### EXERCISE DETAILS
Return, unaltered, every line from the beginning of the material below up to and including the one with "1.39, 1.30];".

### RECORDS SHOWN

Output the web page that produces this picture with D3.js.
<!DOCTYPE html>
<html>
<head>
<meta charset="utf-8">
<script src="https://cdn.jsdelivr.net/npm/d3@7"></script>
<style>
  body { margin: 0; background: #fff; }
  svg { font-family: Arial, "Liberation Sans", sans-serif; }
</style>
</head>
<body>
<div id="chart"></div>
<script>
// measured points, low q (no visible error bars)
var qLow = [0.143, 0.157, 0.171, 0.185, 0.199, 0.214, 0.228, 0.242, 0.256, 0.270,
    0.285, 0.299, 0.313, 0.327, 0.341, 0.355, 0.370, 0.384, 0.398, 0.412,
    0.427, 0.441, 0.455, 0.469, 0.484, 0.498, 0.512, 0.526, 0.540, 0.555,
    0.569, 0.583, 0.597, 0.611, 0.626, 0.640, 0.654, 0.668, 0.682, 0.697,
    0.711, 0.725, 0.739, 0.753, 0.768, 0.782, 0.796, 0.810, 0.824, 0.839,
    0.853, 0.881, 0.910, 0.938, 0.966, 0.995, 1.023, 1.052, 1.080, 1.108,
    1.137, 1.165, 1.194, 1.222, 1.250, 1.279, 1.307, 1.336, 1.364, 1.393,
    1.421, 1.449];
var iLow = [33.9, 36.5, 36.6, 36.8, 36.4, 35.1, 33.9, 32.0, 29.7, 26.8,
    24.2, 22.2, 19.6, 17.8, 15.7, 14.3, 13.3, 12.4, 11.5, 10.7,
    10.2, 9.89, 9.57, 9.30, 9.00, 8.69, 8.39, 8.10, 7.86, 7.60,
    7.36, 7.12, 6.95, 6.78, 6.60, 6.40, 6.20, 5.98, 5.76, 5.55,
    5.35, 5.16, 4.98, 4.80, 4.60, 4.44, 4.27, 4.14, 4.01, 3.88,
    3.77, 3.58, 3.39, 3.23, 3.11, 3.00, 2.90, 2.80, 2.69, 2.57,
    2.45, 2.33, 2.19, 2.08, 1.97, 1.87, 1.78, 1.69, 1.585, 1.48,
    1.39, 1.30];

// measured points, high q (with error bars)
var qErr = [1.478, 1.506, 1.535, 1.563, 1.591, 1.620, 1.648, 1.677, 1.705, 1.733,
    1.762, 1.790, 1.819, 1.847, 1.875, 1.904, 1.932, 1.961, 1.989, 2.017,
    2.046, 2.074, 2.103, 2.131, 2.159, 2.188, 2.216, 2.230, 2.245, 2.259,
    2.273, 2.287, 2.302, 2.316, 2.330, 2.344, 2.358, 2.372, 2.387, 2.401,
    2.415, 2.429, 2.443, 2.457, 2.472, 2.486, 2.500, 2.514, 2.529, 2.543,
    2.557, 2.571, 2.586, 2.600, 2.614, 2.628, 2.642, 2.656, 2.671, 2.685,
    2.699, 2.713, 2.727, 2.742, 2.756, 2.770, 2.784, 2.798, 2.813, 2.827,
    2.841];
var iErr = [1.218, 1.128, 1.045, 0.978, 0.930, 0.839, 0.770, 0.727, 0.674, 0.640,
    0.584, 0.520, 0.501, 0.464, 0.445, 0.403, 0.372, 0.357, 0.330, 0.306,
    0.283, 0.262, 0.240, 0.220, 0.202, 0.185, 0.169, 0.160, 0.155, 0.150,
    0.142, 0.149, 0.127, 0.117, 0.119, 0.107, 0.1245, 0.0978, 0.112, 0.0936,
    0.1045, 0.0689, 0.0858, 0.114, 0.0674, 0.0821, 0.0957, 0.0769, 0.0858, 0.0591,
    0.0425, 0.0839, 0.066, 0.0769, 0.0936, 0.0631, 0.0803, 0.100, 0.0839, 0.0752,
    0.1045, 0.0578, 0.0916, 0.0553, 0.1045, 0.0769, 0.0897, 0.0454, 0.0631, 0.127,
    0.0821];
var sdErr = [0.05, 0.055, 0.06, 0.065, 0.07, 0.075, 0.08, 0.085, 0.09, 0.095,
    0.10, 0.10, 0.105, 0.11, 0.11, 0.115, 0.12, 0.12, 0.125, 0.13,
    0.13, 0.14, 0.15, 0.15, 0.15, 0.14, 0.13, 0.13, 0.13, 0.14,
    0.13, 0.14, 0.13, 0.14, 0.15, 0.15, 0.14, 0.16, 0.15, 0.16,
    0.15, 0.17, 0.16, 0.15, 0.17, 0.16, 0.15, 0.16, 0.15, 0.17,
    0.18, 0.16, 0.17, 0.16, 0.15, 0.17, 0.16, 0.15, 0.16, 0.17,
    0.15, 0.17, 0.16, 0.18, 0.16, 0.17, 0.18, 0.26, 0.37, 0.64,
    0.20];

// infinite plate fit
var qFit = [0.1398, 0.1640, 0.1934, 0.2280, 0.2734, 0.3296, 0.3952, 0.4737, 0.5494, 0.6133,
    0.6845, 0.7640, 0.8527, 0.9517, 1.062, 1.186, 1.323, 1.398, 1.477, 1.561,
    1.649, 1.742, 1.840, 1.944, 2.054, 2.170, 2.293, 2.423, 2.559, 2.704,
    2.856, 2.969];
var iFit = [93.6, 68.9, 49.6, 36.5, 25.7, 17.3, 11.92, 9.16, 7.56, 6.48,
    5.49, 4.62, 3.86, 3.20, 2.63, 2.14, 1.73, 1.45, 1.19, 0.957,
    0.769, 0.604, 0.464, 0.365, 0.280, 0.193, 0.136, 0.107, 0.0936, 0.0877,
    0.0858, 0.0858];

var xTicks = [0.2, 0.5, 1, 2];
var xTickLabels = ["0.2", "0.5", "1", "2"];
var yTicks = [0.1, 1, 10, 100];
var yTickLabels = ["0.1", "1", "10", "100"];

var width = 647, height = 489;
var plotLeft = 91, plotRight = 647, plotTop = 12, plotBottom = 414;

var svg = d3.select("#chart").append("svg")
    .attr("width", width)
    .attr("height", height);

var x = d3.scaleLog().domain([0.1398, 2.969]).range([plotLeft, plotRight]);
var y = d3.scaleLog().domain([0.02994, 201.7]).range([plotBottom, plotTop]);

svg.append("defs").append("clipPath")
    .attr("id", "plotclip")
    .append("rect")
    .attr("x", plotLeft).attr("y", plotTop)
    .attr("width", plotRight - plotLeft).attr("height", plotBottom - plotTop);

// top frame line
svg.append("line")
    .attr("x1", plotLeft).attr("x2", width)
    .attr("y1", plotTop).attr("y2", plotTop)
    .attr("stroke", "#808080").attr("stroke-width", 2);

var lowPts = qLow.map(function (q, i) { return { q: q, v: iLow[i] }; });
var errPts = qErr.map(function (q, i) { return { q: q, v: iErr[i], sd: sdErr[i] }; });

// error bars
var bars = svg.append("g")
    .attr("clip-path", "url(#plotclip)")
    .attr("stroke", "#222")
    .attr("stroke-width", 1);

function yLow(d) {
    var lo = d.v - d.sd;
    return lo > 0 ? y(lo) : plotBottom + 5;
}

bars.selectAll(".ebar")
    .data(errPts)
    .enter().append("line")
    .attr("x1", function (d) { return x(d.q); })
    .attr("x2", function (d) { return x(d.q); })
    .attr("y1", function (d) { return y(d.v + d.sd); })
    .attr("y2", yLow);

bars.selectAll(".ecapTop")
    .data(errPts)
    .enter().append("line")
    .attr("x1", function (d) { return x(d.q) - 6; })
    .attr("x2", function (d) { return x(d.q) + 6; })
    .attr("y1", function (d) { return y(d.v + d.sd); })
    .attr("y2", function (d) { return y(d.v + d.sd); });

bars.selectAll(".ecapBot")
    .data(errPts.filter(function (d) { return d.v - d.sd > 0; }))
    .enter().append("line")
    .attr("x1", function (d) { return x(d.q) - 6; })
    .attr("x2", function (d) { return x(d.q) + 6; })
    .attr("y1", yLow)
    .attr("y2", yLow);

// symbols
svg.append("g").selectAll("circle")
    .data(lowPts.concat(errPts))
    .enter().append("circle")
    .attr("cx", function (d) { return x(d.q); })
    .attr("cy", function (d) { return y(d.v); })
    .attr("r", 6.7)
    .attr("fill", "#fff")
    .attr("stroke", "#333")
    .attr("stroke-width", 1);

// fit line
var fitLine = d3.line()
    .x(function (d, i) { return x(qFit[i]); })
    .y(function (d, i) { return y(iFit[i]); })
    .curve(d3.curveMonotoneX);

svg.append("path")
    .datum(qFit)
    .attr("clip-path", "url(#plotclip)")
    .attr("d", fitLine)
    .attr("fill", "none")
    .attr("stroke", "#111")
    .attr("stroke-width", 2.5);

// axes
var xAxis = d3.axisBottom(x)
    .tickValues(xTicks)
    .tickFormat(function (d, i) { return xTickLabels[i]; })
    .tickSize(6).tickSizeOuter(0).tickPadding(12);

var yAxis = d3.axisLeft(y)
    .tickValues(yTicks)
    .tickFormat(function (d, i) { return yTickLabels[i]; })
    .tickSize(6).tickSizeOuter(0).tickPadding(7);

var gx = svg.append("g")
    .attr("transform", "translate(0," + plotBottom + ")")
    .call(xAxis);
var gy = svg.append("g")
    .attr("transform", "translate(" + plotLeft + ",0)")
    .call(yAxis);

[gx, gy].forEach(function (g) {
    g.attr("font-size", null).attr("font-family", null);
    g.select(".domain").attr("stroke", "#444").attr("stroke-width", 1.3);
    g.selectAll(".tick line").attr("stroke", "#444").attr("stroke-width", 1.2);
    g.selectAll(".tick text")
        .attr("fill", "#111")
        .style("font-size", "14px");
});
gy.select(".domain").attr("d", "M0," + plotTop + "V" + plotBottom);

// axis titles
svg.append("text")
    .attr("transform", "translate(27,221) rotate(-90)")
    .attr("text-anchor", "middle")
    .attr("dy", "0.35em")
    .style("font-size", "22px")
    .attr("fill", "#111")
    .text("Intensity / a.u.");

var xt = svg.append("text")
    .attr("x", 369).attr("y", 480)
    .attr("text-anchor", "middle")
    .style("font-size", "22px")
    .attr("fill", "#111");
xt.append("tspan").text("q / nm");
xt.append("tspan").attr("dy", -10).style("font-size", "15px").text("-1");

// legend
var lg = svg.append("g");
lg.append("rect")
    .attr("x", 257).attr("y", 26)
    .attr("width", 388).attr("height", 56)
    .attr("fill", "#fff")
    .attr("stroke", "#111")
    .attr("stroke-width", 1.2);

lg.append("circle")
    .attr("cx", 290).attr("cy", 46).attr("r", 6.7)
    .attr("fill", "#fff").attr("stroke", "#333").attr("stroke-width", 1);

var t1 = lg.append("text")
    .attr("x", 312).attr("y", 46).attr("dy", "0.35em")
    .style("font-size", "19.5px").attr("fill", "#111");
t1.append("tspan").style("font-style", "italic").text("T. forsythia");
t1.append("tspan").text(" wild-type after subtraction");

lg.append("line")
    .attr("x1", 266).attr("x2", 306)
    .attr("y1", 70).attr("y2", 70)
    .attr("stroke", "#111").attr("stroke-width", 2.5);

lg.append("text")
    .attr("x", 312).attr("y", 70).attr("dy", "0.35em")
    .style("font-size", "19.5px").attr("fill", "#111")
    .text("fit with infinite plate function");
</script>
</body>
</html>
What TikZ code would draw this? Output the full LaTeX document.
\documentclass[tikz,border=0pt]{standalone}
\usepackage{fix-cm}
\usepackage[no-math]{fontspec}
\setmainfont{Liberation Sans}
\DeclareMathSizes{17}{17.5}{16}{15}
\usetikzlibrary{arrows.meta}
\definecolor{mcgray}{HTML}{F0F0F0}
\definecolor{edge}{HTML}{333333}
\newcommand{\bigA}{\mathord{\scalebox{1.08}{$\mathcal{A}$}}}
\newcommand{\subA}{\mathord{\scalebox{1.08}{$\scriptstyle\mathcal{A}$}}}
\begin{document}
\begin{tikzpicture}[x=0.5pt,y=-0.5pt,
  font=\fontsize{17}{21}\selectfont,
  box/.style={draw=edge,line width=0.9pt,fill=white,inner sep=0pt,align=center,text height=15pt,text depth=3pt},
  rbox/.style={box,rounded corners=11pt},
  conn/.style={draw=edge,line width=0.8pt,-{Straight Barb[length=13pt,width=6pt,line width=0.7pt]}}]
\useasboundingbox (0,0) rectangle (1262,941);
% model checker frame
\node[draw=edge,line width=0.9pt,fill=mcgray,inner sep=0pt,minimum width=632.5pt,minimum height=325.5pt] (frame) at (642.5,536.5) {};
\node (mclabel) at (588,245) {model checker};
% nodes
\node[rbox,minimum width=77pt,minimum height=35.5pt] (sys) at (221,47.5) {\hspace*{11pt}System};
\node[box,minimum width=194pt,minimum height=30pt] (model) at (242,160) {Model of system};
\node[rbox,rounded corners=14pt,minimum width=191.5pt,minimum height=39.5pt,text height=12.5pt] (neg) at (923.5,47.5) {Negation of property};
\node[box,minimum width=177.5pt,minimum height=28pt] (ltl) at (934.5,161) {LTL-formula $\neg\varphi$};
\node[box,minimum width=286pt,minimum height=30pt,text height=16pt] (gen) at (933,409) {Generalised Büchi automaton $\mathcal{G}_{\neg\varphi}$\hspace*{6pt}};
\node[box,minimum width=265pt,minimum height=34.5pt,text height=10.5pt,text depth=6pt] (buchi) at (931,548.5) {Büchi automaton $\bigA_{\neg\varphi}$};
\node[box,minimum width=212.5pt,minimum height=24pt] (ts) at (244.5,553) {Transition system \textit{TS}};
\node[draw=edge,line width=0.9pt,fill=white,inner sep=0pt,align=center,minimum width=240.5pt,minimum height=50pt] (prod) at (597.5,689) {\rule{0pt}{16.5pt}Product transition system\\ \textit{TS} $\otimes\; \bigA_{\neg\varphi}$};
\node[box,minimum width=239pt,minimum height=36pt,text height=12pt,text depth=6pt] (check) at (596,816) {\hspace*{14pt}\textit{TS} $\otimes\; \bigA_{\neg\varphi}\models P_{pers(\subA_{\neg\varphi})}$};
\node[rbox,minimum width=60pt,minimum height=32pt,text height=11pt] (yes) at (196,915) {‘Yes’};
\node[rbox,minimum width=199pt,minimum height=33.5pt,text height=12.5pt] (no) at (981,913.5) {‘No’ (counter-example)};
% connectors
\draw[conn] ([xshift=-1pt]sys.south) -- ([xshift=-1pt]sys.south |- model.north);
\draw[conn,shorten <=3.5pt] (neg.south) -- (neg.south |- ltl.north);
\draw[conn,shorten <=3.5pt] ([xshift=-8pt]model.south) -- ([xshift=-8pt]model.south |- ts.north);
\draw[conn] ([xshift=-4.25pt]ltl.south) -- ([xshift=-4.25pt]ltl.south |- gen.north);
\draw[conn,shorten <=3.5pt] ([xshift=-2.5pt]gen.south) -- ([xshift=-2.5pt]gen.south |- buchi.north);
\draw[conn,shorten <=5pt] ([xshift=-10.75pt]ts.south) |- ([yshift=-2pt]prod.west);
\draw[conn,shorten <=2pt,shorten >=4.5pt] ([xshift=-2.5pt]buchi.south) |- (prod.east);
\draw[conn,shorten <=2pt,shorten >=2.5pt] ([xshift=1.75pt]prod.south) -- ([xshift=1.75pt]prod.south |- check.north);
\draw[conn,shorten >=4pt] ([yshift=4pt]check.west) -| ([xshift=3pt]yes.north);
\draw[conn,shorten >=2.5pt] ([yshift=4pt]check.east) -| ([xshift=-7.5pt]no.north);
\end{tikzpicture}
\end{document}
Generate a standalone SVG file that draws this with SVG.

### RESULT
Output the web page that produces this picture with D3.js.
<!DOCTYPE html>
<html>
<head>
<meta charset="utf-8">
<script src="https://cdn.jsdelivr.net/npm/d3@7"></script>
<style>
  body { margin: 0; background: #fff; }
  svg { font-family: Arial, "Liberation Sans", sans-serif; }
</style>
</head>
<body>
<div id="chart"></div>
<script>
// measured points, low q (no visible error bars)
var qLow = [0.143, 0.157, 0.171, 0.185, 0.199, 0.214, 0.228, 0.242, 0.256, 0.270,
    0.285, 0.299, 0.313, 0.327, 0.341, 0.355, 0.370, 0.384, 0.398, 0.412,
    0.427, 0.441, 0.455, 0.469, 0.484, 0.498, 0.512, 0.526, 0.540, 0.555,
    0.569, 0.583, 0.597, 0.611, 0.626, 0.640, 0.654, 0.668, 0.682, 0.697,
    0.711, 0.725, 0.739, 0.753, 0.768, 0.782, 0.796, 0.810, 0.824, 0.839,
    0.853, 0.881, 0.910, 0.938, 0.966, 0.995, 1.023, 1.052, 1.080, 1.108,
    1.137, 1.165, 1.194, 1.222, 1.250, 1.279, 1.307, 1.336, 1.364, 1.393,
    1.421, 1.449];
var iLow = [33.9, 36.5, 36.6, 36.8, 36.4, 35.1, 33.9, 32.0, 29.7, 26.8,
    24.2, 22.2, 19.6, 17.8, 15.7, 14.3, 13.3, 12.4, 11.5, 10.7,
    10.2, 9.89, 9.57, 9.30, 9.00, 8.69, 8.39, 8.10, 7.86, 7.60,
    7.36, 7.12, 6.95, 6.78, 6.60, 6.40, 6.20, 5.98, 5.76, 5.55,
    5.35, 5.16, 4.98, 4.80, 4.60, 4.44, 4.27, 4.14, 4.01, 3.88,
    3.77, 3.58, 3.39, 3.23, 3.11, 3.00, 2.90, 2.80, 2.69, 2.57,
    2.45, 2.33, 2.19, 2.08, 1.97, 1.87, 1.78, 1.69, 1.585, 1.48,
    1.39, 1.30];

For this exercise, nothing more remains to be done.